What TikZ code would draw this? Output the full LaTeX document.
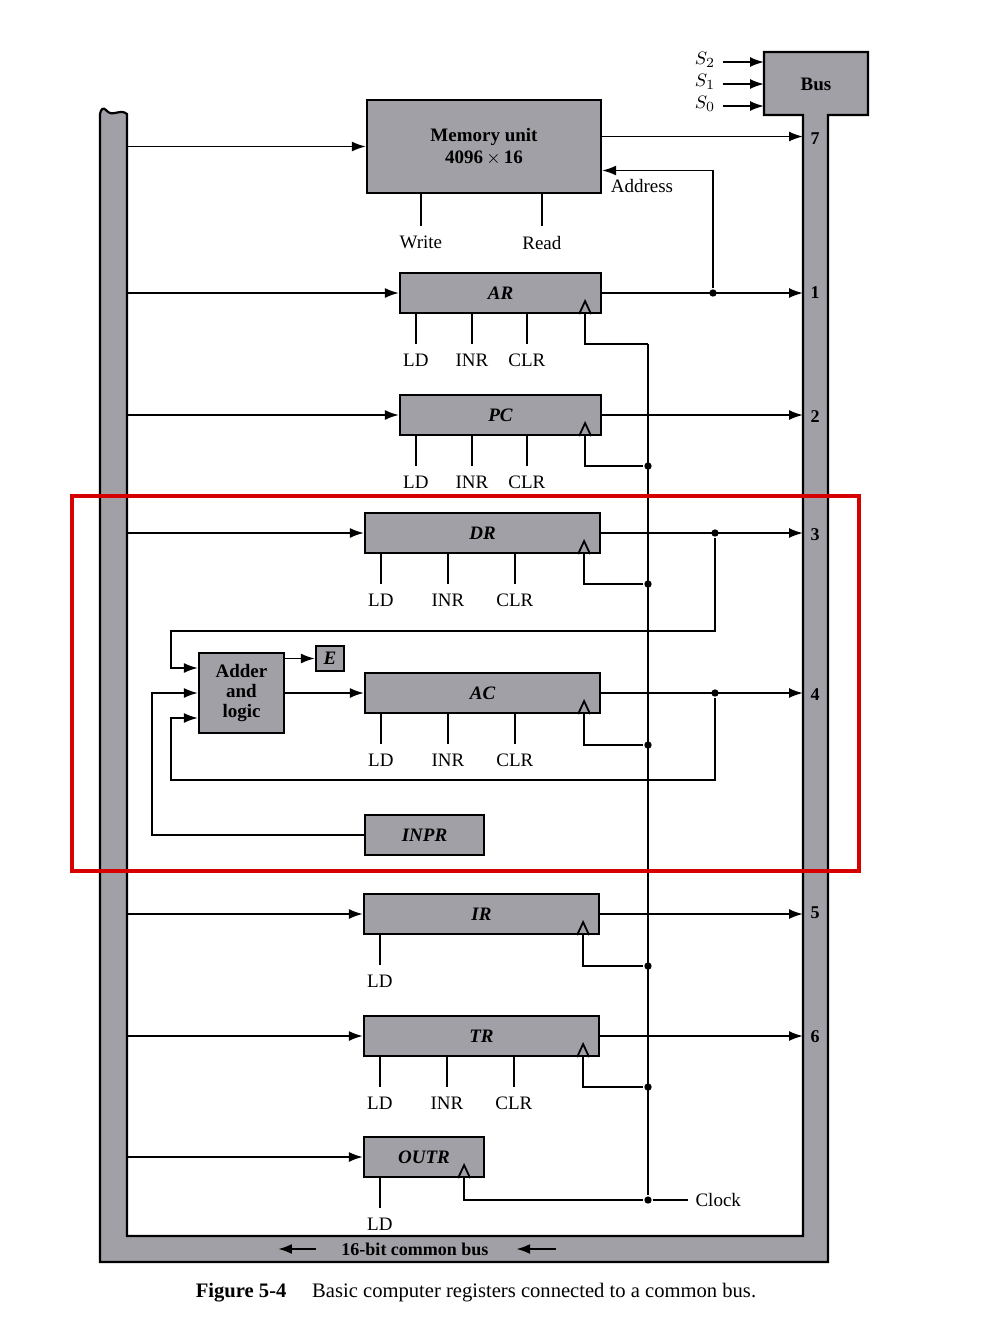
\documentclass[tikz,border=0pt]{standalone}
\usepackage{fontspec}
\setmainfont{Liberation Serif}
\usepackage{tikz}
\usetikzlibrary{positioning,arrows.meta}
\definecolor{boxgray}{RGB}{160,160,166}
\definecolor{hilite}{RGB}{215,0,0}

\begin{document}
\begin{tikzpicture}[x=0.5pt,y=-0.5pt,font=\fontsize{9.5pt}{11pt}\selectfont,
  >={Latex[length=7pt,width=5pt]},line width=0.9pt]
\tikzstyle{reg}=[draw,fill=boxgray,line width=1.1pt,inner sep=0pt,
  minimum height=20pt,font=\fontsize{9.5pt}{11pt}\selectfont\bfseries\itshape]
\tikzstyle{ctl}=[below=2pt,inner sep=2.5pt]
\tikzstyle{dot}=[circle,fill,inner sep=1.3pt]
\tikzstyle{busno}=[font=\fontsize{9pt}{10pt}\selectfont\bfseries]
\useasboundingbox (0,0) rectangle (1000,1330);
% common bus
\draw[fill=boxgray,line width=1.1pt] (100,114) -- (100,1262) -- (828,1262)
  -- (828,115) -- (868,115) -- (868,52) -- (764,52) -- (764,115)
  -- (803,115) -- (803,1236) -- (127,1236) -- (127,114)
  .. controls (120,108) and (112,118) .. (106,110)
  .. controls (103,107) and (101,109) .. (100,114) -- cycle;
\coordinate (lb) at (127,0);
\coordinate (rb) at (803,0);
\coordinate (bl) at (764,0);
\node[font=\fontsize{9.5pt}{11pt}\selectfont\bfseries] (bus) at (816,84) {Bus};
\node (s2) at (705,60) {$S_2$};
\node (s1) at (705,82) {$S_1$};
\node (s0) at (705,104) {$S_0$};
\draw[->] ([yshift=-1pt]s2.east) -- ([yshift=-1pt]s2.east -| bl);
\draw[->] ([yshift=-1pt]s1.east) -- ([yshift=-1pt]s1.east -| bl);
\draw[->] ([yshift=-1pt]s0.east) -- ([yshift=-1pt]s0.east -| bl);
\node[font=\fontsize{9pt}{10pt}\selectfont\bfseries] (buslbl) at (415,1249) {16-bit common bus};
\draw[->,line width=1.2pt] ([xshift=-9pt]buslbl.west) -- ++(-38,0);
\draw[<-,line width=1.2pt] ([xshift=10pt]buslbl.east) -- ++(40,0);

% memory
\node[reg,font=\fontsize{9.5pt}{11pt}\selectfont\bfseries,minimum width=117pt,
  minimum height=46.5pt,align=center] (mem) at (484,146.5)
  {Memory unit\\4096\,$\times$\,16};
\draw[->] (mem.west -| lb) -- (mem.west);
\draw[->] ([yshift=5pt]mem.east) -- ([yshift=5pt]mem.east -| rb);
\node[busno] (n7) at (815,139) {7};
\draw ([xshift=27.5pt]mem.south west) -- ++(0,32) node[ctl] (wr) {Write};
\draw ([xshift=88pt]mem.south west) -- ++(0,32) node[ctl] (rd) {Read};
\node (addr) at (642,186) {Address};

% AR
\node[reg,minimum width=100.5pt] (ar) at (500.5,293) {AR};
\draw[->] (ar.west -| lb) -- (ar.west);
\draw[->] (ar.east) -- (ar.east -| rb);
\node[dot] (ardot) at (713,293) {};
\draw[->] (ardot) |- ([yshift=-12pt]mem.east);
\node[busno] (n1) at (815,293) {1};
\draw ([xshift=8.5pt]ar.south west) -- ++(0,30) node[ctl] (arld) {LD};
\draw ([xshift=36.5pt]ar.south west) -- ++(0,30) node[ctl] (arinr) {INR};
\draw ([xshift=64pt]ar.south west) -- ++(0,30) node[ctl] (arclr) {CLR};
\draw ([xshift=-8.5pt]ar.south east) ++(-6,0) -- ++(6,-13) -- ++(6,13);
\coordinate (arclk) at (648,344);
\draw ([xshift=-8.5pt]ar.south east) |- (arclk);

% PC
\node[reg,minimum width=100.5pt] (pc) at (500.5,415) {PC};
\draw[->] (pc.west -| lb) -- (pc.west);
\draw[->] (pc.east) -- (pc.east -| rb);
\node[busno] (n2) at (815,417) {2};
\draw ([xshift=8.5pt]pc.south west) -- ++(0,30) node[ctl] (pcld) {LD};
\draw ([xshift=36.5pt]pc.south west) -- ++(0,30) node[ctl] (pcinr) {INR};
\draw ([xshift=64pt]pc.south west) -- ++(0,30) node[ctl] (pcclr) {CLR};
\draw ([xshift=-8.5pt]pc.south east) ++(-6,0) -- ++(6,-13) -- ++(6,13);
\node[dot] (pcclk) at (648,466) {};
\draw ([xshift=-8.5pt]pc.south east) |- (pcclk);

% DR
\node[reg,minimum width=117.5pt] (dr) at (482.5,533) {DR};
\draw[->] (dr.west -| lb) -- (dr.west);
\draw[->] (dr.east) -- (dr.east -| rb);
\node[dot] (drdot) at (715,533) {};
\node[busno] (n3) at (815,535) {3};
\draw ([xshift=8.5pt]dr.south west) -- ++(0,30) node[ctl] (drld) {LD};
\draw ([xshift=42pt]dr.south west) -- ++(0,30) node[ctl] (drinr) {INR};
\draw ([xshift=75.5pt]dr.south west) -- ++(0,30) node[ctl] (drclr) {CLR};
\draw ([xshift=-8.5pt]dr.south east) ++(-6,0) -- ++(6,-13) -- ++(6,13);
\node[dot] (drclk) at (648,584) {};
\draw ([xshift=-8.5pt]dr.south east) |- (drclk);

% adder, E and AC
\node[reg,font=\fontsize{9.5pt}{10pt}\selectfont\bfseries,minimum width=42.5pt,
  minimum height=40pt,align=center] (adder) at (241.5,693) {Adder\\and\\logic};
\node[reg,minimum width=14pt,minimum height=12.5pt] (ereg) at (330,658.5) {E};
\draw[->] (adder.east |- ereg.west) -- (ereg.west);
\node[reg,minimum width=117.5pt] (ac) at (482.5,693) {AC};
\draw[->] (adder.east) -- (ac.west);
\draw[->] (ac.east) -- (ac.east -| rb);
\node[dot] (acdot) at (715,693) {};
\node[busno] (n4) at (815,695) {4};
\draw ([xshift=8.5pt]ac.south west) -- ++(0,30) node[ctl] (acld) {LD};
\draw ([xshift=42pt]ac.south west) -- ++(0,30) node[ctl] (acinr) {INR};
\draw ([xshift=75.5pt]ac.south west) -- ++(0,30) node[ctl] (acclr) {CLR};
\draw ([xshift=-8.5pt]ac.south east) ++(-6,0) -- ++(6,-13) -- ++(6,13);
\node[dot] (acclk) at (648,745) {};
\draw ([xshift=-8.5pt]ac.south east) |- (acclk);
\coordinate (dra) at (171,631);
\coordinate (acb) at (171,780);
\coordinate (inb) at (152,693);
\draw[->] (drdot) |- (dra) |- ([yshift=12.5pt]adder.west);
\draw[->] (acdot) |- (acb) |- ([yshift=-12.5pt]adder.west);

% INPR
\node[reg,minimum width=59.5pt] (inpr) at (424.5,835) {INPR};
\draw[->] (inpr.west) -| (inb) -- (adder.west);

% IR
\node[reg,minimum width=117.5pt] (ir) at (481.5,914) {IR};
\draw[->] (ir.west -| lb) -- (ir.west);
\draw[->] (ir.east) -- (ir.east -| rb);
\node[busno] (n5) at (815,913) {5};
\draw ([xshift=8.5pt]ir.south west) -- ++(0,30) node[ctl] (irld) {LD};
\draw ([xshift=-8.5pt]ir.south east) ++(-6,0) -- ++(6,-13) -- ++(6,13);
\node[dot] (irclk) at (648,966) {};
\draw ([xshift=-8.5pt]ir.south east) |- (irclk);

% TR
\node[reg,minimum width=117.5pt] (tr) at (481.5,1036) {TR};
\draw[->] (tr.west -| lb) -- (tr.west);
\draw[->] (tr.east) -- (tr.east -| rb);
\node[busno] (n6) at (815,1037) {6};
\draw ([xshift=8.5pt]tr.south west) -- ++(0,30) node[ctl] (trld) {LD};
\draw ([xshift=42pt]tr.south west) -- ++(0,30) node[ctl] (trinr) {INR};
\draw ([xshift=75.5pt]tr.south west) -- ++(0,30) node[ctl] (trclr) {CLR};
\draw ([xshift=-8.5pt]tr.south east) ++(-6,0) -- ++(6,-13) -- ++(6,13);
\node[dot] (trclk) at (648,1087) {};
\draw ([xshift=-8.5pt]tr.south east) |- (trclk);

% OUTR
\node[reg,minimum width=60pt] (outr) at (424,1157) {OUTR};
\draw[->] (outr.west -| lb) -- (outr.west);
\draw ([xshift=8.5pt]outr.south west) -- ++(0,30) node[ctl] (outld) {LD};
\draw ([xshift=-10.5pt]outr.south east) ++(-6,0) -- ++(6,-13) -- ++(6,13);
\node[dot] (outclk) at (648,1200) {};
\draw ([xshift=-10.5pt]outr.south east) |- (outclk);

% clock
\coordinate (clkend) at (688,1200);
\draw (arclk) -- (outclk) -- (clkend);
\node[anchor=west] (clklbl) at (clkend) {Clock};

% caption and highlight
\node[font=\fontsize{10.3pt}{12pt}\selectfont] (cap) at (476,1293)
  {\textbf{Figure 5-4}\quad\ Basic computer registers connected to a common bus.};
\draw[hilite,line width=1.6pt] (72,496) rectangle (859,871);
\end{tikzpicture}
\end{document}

--- --- ---

# Required work
Repeat the lines above, starting at the first and stopping after the line that holds "([xshift=10pt]buslbl.east) -- ++(40,0);", with the pictures left out.

# Written response
What TikZ code would draw this? Output the full LaTeX document.
\documentclass[tikz,border=0pt]{standalone}
\usepackage{fontspec}
\setmainfont{Liberation Serif}
\usepackage{tikz}
\usetikzlibrary{positioning,arrows.meta}
\definecolor{boxgray}{RGB}{160,160,166}
\definecolor{hilite}{RGB}{215,0,0}

\begin{document}
\begin{tikzpicture}[x=0.5pt,y=-0.5pt,font=\fontsize{9.5pt}{11pt}\selectfont,
  >={Latex[length=7pt,width=5pt]},line width=0.9pt]
\tikzstyle{reg}=[draw,fill=boxgray,line width=1.1pt,inner sep=0pt,
  minimum height=20pt,font=\fontsize{9.5pt}{11pt}\selectfont\bfseries\itshape]
\tikzstyle{ctl}=[below=2pt,inner sep=2.5pt]
\tikzstyle{dot}=[circle,fill,inner sep=1.3pt]
\tikzstyle{busno}=[font=\fontsize{9pt}{10pt}\selectfont\bfseries]
\useasboundingbox (0,0) rectangle (1000,1330);
% common bus
\draw[fill=boxgray,line width=1.1pt] (100,114) -- (100,1262) -- (828,1262)
  -- (828,115) -- (868,115) -- (868,52) -- (764,52) -- (764,115)
  -- (803,115) -- (803,1236) -- (127,1236) -- (127,114)
  .. controls (120,108) and (112,118) .. (106,110)
  .. controls (103,107) and (101,109) .. (100,114) -- cycle;
\coordinate (lb) at (127,0);
\coordinate (rb) at (803,0);
\coordinate (bl) at (764,0);
\node[font=\fontsize{9.5pt}{11pt}\selectfont\bfseries] (bus) at (816,84) {Bus};
\node (s2) at (705,60) {$S_2$};
\node (s1) at (705,82) {$S_1$};
\node (s0) at (705,104) {$S_0$};
\draw[->] ([yshift=-1pt]s2.east) -- ([yshift=-1pt]s2.east -| bl);
\draw[->] ([yshift=-1pt]s1.east) -- ([yshift=-1pt]s1.east -| bl);
\draw[->] ([yshift=-1pt]s0.east) -- ([yshift=-1pt]s0.east -| bl);
\node[font=\fontsize{9pt}{10pt}\selectfont\bfseries] (buslbl) at (415,1249) {16-bit common bus};
\draw[->,line width=1.2pt] ([xshift=-9pt]buslbl.west) -- ++(-38,0);
\draw[<-,line width=1.2pt] ([xshift=10pt]buslbl.east) -- ++(40,0);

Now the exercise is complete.